L’Église catholique ne peut se préoccuper uniquement des fidèles qui fréquentent la messe

L’Église catholique ne peut se préoccuper uniquement des fidèles qui fréquentent la messe

Une récente recherche menée par le diocèse d’Essen en Allemagne vise à comprendre pourquoi les fidèles quittent l’Église
Rencontre avec Thomas Rünker, coauteur de l’étude «Sortir ou non de l’Église».

Photo: CC (by) Karen

(EPD/Protestinter)

Essen – D’après une étude menée par le diocèse d’Essen, si elle veut mettre fin à sa perte de vitesse, l’Église doit s’intéresser davantage à ses membres les moins impliqués. «Dans notre diocèse, moins de 10% des catholiques se rendent à la messe le dimanche», souligne Thomas Rünker, coauteur de l’étude et directeur du groupe de projet «Initiative pour le maintien au sein de l’Église», dans un entretien avec le Service de presse protestant (EPD). «Mais tout le travail de la communauté tourne en général justement autour de cette petite proportion.» Les experts sollicités par le diocèse ont analysé les raisons des départs de l’Église et interrogé d’anciens catholiques. Le fruit de leurs travaux vient de paraître dans le livre Sortir ou non de l’Église — ce que l’institution doit changer à son fonctionnement (Titre original: Kirchenaustritt - oder nicht? Wie Kirche sich verändern muss), aux éditions Herder Verlag.

EPD: Le diocèse d’Essen souhaite mieux comprendre pourquoi des fidèles en arrivent à quitter l’Église catholique. Quelles réponses cette étude a-t-elle apportées?

Thomas Rünker: D’après nos conclusions, les raisons principales sont un éloignement vis-à-vis de l’Église, ou l’absence d’un véritable lien. Quand on interroge des personnes sorties de l’institution religieuse, le premier argument cité est l’impôt ecclésiastique. Mais nos travaux ont montré que bien que celui-ci puisse être un élément déclencheur, il ne représente généralement pas la cause profonde de cette démarche. Une mauvaise expérience lors de funérailles ou d’un baptême, par exemple, a un impact bien plus fort. La question financière ou un scandale au sein de l’Église peuvent alors représenter la goutte d’eau qui fait déborder le vase.

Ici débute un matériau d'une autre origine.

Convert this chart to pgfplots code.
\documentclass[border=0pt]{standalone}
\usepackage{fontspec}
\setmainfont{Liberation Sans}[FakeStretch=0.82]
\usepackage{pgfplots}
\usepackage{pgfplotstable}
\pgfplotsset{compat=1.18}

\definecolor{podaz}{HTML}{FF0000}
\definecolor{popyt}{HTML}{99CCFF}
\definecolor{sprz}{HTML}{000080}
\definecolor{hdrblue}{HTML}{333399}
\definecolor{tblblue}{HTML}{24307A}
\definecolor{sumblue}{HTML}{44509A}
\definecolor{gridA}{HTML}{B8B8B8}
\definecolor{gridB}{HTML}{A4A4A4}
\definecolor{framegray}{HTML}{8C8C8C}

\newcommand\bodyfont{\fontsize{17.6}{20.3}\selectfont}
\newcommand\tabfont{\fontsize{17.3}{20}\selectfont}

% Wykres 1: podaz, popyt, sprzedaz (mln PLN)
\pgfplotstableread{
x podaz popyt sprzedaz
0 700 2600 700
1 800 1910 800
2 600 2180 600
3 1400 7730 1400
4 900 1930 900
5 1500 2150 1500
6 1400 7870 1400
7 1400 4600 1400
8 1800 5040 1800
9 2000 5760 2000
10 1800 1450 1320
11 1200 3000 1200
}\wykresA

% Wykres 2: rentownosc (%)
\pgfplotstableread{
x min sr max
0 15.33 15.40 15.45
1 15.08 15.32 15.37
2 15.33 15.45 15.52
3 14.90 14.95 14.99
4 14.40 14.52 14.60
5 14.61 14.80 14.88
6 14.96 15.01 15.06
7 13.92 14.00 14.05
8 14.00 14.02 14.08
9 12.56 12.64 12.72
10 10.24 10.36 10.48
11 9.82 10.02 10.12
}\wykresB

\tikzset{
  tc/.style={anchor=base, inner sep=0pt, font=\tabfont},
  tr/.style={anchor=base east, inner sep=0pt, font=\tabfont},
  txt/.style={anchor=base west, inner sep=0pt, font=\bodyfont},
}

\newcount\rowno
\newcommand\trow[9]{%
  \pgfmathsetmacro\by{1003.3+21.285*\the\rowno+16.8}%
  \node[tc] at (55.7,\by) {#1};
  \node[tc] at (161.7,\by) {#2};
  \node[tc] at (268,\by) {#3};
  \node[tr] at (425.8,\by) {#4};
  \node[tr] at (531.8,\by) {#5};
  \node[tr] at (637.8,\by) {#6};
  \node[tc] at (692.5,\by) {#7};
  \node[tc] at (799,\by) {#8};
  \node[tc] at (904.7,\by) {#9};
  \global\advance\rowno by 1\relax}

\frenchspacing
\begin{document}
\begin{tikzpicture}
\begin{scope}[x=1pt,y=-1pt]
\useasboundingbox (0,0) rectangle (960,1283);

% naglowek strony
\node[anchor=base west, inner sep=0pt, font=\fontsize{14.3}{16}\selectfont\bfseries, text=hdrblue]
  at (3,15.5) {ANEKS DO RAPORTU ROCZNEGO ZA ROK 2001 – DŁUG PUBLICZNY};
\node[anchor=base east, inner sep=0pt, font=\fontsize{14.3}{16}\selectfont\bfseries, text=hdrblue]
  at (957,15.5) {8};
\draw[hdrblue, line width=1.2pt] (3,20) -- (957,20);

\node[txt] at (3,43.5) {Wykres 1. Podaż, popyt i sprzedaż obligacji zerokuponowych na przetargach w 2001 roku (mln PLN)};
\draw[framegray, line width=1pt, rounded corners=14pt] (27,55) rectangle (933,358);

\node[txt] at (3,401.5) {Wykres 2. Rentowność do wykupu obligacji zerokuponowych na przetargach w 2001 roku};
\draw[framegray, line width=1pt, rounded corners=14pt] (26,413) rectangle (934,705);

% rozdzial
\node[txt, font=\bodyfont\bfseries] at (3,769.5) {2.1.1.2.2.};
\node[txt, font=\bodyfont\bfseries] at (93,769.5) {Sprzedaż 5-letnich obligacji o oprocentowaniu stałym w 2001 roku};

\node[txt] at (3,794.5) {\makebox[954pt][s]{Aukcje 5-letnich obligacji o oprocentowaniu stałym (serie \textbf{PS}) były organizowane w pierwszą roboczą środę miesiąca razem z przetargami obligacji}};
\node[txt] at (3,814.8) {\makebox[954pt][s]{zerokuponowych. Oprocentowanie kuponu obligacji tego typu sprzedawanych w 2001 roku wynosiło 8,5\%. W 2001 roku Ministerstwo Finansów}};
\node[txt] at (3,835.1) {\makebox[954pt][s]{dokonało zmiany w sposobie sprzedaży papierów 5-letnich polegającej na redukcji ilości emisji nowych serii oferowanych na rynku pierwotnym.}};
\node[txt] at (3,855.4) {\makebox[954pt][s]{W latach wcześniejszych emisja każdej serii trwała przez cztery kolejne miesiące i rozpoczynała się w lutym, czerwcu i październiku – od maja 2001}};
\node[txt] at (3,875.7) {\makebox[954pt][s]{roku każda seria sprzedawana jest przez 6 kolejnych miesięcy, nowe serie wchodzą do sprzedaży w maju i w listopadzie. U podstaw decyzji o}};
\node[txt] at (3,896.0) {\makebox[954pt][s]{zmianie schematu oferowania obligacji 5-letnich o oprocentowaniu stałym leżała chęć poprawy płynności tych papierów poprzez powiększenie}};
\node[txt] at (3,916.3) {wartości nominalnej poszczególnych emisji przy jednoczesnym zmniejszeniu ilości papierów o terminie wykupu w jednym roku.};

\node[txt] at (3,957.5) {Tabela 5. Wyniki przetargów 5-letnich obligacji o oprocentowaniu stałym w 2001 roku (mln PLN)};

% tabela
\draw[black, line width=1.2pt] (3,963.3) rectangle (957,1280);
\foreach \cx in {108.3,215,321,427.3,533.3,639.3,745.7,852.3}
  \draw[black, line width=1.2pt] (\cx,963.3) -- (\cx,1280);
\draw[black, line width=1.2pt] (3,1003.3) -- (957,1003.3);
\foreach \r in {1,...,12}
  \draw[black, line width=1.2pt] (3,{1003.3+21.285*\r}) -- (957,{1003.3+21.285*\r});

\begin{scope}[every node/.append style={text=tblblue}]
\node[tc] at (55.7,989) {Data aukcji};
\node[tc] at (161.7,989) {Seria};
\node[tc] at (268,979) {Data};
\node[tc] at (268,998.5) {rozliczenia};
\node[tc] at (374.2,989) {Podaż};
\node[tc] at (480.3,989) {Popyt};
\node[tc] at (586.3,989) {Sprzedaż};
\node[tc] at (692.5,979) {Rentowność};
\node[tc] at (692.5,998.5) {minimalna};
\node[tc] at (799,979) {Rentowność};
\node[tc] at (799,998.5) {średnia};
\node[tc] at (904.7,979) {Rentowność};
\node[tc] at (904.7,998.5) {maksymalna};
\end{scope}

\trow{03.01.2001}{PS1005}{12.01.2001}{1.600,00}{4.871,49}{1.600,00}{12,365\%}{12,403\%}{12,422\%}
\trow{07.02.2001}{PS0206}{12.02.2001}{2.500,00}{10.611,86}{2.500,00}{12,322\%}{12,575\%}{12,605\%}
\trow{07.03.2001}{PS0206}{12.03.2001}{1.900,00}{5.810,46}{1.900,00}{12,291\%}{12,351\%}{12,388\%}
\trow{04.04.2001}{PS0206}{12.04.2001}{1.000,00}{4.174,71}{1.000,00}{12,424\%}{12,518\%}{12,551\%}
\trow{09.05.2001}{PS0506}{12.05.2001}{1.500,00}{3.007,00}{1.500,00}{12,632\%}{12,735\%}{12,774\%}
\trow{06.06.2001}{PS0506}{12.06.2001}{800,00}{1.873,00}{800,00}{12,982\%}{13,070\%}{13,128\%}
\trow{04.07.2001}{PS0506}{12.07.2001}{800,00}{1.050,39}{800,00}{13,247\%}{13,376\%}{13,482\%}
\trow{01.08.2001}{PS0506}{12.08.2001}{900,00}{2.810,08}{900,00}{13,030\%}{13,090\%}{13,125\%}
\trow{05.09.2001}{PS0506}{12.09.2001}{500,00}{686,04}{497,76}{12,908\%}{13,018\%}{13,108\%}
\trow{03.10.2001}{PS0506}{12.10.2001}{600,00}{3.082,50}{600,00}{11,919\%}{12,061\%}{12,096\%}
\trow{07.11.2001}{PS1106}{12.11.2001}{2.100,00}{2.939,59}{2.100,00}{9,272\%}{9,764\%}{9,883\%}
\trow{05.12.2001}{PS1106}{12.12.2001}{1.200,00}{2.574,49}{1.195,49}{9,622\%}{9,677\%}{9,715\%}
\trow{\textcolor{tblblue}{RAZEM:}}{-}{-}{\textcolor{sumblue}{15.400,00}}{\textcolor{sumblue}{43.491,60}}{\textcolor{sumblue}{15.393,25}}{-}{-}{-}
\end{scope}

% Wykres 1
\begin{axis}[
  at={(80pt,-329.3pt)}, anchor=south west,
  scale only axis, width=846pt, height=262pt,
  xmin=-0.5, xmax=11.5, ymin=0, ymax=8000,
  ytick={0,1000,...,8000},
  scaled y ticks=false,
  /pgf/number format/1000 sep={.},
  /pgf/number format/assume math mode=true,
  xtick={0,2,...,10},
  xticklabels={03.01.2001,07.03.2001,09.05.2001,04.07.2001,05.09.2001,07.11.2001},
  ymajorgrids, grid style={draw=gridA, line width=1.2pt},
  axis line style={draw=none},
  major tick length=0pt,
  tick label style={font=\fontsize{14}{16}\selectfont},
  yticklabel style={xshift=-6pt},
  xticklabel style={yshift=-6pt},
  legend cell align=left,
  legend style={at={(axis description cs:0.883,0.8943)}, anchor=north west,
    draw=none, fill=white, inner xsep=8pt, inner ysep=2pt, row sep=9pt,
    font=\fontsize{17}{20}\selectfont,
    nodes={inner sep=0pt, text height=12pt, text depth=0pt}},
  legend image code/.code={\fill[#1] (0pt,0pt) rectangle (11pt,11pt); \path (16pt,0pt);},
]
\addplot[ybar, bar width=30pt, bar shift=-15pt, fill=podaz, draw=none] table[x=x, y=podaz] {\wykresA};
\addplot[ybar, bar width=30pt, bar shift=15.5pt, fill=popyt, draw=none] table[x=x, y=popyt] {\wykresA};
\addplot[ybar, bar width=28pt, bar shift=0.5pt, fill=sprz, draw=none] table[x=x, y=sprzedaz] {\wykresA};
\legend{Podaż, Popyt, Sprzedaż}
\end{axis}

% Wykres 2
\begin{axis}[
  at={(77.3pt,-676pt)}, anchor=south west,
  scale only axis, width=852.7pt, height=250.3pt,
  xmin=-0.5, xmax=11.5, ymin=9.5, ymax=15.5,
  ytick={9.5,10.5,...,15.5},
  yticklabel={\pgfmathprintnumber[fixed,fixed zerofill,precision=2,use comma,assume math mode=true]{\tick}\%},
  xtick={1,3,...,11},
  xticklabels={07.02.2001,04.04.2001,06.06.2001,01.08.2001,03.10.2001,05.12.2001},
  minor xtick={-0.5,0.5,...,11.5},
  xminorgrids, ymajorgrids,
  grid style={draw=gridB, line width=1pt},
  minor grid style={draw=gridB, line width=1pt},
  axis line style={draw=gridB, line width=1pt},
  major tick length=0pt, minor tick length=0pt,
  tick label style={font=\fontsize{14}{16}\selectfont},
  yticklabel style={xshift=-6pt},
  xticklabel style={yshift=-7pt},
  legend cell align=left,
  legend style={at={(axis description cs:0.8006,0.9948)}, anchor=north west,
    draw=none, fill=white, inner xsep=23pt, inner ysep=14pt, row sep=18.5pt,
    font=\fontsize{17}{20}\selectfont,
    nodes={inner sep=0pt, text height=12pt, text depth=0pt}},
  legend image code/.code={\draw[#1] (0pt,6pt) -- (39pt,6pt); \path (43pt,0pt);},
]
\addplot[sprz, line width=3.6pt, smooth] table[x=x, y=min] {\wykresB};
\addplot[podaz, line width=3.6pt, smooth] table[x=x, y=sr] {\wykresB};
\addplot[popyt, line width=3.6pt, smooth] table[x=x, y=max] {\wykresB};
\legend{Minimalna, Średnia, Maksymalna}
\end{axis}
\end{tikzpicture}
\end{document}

Cette étude invite l’institution religieuse à s’intéresser davantage aux personnes qui font encore partie de sa communauté, tout en ayant pris une certaine distance. Comment y parvenir?

Dans le diocèse d’Essen, moins de 10% des catholiques se rendent à la messe le dimanche. Mais tout le travail de la communauté tourne en général justement autour de cette petite proportion. Les 90% restants, dont la contribution à l’impôt ecclésiastique finance pourtant la majorité des activités religieuses, ne font que rarement l’objet d’une quelconque prise de contact. Notre étude préconise une nouvelle politique vis-à-vis des fidèles, qui les considère tous sans exception. Pour notre part, nous avons déjà mis en place un magazine dédié à la paroisse, «Bene», que nous faisons parvenir gratuitement à l’ensemble des foyers catholiques. On peut également envisager un point d’accueil centralisé qui réceptionnerait les suggestions ou les plaintes. Autre élément essentiel, l’expérience que connaissent les fidèles plutôt éloignés de l’Église lorsqu’ils souhaitent par exemple se marier religieusement ou faire baptiser leur enfant: leurs interlocuteurs les accueillent-ils avec bienveillance? Prend-on le temps de les écouter et de s’intéresser à leurs besoins spécifiques?

Vos travaux citent aussi d’autres raisons de départ, touchant cette fois à la doctrine: par exemple la position de l’Église vis-à-vis de l’homosexualité ou du remariage des divorcés. Est-il encore possible de se rapprocher de personnes qui récusent des aspects aussi fondamentaux de la pensée catholique?

Notre expérience locale nous amène à penser que même en cas de divergence d’opinions, le dialogue reste toujours possible. On peut très bien parvenir à discuter tout en gardant des points de vue opposés. Toutefois, notre étude montre clairement que si elle souhaite rester en phase avec la société actuelle et éviter de perdre des fidèles, l’Église doit savoir remettre en cause certaines positions — par exemple vis-à-vis de la bénédiction des couples homosexuels. Nous ne faisons néanmoins que mettre en lumière certains problèmes et faire des propositions. La manière exacte de les gérer, pour notre diocèse comme pour l’ensemble de l’Église, reste à définir.